In March 2018 the General Court held that the Registered Community Design No 257001-0001 owned by Crocs, Inc was invalid as it was lacking in novelty on the basis of prior disclosures of its design.
A proprietor of a Registered Community Design (RCD) right has a 25 year monopoly on its design which gives them the right to sue for infringement even where a defendant does not copy the design.
For the RCD to be valid it has to be novel and have ‘individual character’ over the state of the art.
The RCD must be new, and an identical design, or a design differing only in immaterial details must not have been made available to the public before the filing date of the application for the RCD.
However, unlike in patent law, if a prior disclosure of the design could not reasonably have become known in the normal course of business of the circles specialised in the sector concerned, operating within the European Union, it would not destroy novelty.
Crocs Inc.’s (Crocs) above RCD was registered on 22 November 2004. In 2013, Gifi Diffusion filed an application of invalidity claiming that Crocs Inc.’s RCD lacked novelty on the basis of three prior disclosures made by Crocs more than 12 months before the priority date of the design at:
- an exhibition at a boat show in Fort Lauderdale, Florida (USA);
- the sale of 10 000 pairs of clogs; and
- on its website crocs.com.
Appeal to the General Court
The Board of Appeal of the EUIPO held that the RCD was invalid as it lacked novelty. Crocs appealed the decision:
- on the basis that certain evidence used was not admissible, and
- that the disclosures could not have become reasonably known in the normal course of business to the circles specialised in the sector concerned operating within the Europe.
The General Court dismissed the arguments in relation to i). In relation to ii) Crocs argued that awareness of the disclosures in the EU was highly unlikely and further submitted that they could not be expected to prove a negative fact i.e. that the disclosure had not become known to the circles specialised in the sector concerned, operating within the EU.
The Board of Appeal found that the ‘circles specialised in the relevant sector’ were professionals in the trade and manufacture of footwear.

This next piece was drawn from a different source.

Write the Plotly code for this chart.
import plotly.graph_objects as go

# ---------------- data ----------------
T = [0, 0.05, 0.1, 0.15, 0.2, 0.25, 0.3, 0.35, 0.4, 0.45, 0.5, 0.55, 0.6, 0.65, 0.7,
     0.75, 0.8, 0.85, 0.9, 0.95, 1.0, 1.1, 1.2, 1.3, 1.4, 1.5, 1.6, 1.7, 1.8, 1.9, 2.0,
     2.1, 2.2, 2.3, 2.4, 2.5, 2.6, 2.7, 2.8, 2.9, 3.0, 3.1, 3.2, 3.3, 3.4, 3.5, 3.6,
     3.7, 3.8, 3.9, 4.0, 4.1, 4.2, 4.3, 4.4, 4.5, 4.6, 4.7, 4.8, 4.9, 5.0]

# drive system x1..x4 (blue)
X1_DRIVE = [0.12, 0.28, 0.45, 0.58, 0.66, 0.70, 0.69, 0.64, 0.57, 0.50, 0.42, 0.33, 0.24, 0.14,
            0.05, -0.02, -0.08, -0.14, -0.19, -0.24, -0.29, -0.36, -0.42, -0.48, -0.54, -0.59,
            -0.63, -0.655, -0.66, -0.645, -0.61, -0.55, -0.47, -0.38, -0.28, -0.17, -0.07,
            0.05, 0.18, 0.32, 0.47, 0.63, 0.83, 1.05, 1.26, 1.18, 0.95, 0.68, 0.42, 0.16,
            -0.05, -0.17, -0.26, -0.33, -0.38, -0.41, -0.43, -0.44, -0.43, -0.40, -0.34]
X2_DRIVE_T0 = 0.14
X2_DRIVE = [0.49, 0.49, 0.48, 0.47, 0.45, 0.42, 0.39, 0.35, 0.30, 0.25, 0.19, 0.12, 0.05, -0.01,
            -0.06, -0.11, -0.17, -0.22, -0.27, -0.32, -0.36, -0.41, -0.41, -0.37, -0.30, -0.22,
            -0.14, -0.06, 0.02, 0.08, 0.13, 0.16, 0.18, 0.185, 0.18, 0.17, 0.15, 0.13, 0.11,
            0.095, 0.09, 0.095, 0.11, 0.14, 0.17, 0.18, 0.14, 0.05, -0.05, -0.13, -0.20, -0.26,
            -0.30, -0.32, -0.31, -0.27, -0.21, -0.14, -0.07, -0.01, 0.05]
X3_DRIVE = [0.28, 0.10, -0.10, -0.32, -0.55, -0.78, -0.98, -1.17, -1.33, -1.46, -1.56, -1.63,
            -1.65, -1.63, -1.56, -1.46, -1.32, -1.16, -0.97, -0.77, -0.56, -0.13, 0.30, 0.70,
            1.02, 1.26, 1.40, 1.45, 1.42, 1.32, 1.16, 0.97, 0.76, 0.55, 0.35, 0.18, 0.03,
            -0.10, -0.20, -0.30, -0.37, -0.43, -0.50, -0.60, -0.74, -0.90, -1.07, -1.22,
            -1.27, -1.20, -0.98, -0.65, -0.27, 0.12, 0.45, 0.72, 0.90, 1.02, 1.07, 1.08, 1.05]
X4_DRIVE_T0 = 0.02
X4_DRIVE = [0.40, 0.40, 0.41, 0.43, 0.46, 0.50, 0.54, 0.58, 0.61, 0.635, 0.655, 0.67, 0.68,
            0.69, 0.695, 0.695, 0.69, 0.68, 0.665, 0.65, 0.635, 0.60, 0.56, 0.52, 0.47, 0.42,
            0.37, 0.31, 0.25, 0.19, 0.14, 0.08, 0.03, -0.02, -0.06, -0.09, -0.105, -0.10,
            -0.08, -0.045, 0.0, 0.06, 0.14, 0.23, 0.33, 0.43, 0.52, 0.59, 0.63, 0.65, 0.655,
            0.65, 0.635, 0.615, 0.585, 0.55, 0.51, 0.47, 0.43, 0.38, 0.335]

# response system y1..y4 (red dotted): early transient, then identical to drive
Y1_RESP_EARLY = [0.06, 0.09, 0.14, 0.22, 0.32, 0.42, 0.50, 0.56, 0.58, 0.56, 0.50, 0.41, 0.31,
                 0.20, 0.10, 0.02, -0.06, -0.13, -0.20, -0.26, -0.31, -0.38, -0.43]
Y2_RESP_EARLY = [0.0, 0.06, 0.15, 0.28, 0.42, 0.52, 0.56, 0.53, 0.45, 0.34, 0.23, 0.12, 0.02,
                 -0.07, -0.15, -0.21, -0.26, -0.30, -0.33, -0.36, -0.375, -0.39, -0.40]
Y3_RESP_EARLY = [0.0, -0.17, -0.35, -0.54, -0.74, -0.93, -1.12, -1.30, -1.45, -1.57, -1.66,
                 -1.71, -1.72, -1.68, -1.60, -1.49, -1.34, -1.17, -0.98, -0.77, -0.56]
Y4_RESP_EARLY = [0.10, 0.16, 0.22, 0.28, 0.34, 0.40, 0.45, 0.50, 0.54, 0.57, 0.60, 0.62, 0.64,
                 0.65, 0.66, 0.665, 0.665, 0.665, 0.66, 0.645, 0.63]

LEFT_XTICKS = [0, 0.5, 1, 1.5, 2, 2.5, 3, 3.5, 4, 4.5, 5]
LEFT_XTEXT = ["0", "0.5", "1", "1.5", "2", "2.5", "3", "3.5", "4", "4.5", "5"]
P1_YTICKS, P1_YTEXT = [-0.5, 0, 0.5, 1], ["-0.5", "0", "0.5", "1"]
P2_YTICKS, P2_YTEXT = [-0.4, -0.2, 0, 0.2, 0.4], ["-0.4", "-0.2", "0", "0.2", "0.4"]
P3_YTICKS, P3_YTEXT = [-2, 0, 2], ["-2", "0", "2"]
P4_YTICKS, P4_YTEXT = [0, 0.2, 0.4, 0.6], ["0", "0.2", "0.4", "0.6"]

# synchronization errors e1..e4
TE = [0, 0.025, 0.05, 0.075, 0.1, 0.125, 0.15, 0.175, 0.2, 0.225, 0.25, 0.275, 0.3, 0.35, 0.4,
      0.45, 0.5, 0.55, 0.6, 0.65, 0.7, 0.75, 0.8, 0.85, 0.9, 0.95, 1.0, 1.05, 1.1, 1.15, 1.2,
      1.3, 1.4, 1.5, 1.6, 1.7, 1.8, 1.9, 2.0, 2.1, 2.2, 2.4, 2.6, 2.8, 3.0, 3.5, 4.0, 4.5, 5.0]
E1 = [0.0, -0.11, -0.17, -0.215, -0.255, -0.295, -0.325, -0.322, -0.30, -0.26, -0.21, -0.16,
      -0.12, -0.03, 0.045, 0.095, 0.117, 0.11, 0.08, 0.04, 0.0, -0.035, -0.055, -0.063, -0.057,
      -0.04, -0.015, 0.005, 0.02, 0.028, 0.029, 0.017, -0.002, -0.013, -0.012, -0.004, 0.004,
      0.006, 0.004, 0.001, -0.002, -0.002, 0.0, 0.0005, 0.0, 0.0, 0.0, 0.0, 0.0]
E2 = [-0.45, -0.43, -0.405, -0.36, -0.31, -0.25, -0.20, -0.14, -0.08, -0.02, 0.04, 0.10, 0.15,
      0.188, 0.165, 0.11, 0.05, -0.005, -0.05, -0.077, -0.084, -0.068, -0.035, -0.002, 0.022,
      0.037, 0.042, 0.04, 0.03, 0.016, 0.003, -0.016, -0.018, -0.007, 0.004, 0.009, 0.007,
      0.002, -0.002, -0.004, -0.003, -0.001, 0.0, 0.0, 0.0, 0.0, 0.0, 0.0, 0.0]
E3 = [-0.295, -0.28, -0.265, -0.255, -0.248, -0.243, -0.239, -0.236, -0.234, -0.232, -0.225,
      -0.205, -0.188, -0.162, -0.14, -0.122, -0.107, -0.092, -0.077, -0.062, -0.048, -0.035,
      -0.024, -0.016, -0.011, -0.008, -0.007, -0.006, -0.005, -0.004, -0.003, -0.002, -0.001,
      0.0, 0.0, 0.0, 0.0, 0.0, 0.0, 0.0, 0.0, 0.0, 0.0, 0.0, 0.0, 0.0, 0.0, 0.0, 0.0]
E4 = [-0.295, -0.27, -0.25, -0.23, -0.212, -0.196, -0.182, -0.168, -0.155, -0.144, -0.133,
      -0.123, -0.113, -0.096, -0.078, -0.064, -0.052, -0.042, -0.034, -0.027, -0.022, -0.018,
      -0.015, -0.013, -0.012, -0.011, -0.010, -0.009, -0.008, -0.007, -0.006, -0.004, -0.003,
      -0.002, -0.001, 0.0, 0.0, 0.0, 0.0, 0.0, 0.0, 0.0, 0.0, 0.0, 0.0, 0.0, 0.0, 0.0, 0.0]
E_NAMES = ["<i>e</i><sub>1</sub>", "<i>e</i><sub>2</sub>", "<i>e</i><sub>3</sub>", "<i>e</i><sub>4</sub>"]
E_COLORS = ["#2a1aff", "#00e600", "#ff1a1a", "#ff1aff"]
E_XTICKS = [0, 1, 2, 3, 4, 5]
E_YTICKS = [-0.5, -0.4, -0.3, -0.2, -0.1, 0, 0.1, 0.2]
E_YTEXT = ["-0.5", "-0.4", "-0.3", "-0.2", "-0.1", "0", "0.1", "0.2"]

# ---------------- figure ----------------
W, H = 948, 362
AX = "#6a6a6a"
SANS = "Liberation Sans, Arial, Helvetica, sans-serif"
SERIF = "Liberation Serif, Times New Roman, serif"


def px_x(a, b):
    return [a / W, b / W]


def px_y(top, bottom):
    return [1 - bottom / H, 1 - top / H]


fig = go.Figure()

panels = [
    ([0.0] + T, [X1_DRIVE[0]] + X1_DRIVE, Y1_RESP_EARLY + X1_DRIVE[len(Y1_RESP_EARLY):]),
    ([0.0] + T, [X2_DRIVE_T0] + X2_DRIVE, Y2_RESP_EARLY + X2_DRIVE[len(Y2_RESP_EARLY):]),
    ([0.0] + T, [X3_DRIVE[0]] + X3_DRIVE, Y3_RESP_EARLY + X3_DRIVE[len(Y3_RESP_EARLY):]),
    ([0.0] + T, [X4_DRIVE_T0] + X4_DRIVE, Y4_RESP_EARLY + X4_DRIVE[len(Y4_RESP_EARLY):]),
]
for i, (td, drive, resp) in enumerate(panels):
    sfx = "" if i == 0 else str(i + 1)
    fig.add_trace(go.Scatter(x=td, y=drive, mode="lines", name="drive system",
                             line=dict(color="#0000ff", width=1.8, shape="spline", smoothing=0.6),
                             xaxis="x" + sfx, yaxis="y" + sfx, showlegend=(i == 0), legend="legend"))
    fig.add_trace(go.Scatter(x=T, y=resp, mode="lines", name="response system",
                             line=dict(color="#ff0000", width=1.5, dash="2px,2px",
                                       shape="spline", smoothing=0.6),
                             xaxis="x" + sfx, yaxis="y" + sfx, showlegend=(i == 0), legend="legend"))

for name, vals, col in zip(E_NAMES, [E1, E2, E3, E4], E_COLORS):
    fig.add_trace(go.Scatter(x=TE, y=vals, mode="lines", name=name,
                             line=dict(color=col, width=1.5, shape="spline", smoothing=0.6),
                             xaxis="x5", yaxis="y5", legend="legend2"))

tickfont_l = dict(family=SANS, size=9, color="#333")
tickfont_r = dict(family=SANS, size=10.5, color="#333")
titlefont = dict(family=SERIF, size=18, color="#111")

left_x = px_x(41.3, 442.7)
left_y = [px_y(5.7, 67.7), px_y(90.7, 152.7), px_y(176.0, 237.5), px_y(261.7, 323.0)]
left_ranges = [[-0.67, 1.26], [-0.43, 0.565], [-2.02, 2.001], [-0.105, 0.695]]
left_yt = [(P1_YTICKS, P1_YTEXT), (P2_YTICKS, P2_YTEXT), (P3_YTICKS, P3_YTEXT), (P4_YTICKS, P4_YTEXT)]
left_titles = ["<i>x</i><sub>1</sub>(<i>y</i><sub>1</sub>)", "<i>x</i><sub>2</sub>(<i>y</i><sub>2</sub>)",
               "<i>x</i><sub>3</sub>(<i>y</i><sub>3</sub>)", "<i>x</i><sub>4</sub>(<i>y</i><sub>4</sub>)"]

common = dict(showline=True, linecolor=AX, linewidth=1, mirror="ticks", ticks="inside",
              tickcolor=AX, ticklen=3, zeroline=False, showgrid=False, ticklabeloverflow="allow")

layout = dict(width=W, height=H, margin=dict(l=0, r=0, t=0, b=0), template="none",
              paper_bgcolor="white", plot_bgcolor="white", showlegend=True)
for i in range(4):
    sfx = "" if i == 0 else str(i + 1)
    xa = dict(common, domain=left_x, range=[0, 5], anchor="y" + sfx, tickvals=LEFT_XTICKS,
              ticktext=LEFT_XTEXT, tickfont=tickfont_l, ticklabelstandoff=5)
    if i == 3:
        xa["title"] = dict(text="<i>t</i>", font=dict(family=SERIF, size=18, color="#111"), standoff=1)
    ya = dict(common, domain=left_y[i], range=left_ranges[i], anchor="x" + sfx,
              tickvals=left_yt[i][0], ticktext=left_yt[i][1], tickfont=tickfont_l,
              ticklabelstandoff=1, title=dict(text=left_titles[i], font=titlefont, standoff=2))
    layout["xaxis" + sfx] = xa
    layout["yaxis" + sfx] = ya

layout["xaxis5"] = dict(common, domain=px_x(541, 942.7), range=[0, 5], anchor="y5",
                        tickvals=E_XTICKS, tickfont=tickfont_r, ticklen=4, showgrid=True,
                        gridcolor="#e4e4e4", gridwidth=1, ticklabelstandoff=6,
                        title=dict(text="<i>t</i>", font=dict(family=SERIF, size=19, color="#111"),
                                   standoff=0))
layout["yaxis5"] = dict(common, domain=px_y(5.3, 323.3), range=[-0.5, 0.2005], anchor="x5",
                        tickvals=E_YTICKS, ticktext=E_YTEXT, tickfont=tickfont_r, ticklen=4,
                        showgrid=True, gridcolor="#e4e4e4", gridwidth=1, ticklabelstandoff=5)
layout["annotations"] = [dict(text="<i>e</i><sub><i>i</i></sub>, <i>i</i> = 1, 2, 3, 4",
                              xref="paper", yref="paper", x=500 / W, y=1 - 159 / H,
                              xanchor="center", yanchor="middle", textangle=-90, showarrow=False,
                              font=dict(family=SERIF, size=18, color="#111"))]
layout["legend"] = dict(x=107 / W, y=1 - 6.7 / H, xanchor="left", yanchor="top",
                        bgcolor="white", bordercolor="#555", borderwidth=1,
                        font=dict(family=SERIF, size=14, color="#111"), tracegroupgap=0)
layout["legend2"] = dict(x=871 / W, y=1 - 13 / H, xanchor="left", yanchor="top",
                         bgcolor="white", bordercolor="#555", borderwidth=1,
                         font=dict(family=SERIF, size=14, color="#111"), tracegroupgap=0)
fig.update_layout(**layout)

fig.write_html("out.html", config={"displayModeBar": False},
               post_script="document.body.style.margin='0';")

It also held that it was the party challenging the disclosure to rebut the presumption that the circumstances of the case could prevent the disclosure from becoming known in the relevant circles.

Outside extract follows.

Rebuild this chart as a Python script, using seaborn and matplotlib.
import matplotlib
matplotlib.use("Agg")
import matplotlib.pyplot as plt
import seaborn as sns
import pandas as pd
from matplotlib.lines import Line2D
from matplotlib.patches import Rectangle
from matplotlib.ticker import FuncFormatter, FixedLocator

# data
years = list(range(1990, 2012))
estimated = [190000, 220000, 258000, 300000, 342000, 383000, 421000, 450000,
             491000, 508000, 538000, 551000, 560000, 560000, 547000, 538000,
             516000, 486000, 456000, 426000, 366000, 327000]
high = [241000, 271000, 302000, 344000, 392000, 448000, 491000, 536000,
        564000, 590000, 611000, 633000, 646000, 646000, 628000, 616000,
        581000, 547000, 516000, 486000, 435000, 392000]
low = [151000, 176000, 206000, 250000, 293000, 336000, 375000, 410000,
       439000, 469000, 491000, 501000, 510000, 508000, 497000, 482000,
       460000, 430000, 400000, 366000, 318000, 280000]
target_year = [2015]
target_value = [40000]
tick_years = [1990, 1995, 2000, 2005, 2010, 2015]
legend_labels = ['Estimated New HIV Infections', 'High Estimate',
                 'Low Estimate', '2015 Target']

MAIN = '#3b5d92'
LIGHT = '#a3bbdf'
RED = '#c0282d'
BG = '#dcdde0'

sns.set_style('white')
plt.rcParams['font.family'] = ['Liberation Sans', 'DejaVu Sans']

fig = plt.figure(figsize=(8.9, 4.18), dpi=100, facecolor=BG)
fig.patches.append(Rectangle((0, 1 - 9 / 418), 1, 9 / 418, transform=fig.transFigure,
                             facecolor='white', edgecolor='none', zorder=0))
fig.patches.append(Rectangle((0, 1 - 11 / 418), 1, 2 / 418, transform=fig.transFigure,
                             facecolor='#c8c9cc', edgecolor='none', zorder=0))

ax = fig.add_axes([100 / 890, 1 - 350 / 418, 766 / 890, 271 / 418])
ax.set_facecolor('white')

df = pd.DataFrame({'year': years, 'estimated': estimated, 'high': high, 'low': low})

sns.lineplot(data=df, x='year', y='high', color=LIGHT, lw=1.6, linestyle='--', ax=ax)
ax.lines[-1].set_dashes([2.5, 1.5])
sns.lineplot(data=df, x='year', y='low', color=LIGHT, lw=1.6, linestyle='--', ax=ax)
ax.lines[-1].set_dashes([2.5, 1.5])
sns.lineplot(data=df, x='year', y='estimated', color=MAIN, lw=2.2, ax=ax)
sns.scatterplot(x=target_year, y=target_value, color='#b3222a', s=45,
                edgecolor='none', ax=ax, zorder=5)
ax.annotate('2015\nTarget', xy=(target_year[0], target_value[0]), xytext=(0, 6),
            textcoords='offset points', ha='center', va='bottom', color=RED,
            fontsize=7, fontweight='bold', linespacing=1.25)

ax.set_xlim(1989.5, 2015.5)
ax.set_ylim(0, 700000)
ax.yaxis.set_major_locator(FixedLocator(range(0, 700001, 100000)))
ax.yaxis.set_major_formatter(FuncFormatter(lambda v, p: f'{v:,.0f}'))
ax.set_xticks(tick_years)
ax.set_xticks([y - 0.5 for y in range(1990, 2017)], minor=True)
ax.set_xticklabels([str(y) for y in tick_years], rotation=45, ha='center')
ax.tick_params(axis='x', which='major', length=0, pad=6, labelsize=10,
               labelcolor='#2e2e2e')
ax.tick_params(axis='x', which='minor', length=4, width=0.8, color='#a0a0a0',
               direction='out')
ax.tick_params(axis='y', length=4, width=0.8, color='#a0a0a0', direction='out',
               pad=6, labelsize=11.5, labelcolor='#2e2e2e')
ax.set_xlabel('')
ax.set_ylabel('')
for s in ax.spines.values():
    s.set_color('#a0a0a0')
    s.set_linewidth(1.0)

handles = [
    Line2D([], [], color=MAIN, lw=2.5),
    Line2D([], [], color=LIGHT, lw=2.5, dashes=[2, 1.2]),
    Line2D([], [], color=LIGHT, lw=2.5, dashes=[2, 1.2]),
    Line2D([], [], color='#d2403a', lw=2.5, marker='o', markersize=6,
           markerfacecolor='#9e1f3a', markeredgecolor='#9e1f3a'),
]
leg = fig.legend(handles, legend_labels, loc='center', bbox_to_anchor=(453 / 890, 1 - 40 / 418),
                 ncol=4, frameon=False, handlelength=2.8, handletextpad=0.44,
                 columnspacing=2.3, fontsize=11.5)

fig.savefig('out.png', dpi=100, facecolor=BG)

The Court held that the relevant facts may include the composition of the specialised circles, their qualifications, customs and behaviour, the scope of their activities, their presence at events where designs are presented, the characteristics of the design at issue such as its interdependency with other products or sectors and the characteristics of the products into which the design at issue has been integrated, including the degree of technicality of the products concerned.
Crocs argued that its website was not accessible in the normal course of business to the circles specialised in the sector concerned in the EU. It relied on two expert reports that its website could not be found using search engines by searching the words “shoe”, “clog”, or “footwear”.
The Court stated that it was not apparent from the expert reports that the Crocs’ website was not included in the search results following a search for the word “Crocs”. Furthermore, the Court held that the Crocs’ website could have become known to the relevant circles such as during the exhibition at the Fort Lauderdale Boat Show or through the sale of the Crocs clogs.
As the Fort Lauderdale Boat Show is an important international event in the nautical sector, it was unlikely that EU professionals from the footwear industry could not have become aware of the Crocs clog. Crocs had later reported on its own website that their clogs had been a “smashing success” at the Fort Lauderdale Boat Show.
As to the sale of clogs to the design, the Court was presented with evidence that the clogs were sold in several states in the USA and that it was unlikely, given the importance for the EU market, that it went unnoticed by the relevant circles in the EU.
The General Court therefore held that Crocs had failed to establish the requisite legal standard that the three disclosure events could not have become known in the normal course of business to the circles specialised in the sector concerned, within the EU, and held that the RCD was invalid.
The Court further noted that whilst it is correct that Crocs could not have proved a negative fact, they could have shown positive proof that though their website is accessible to the entire world, that there was no, or very little actual traffic from users in the EU; that the Fort Lauderdale Boat Show was not attended by participants from the EU; or that athough there was a retail network for the clogs to be sold, that no orders had been placed using that network.
Designers wishing to file an RCD have a 12 month period during which they may test their product on the market before it is necessary to apply for the RCD.
This case is a reminder that it is best to file an application for a design well within the 12 month period of the first disclosure of the design to the public in order to preserve the designer’s rights in any future RCD.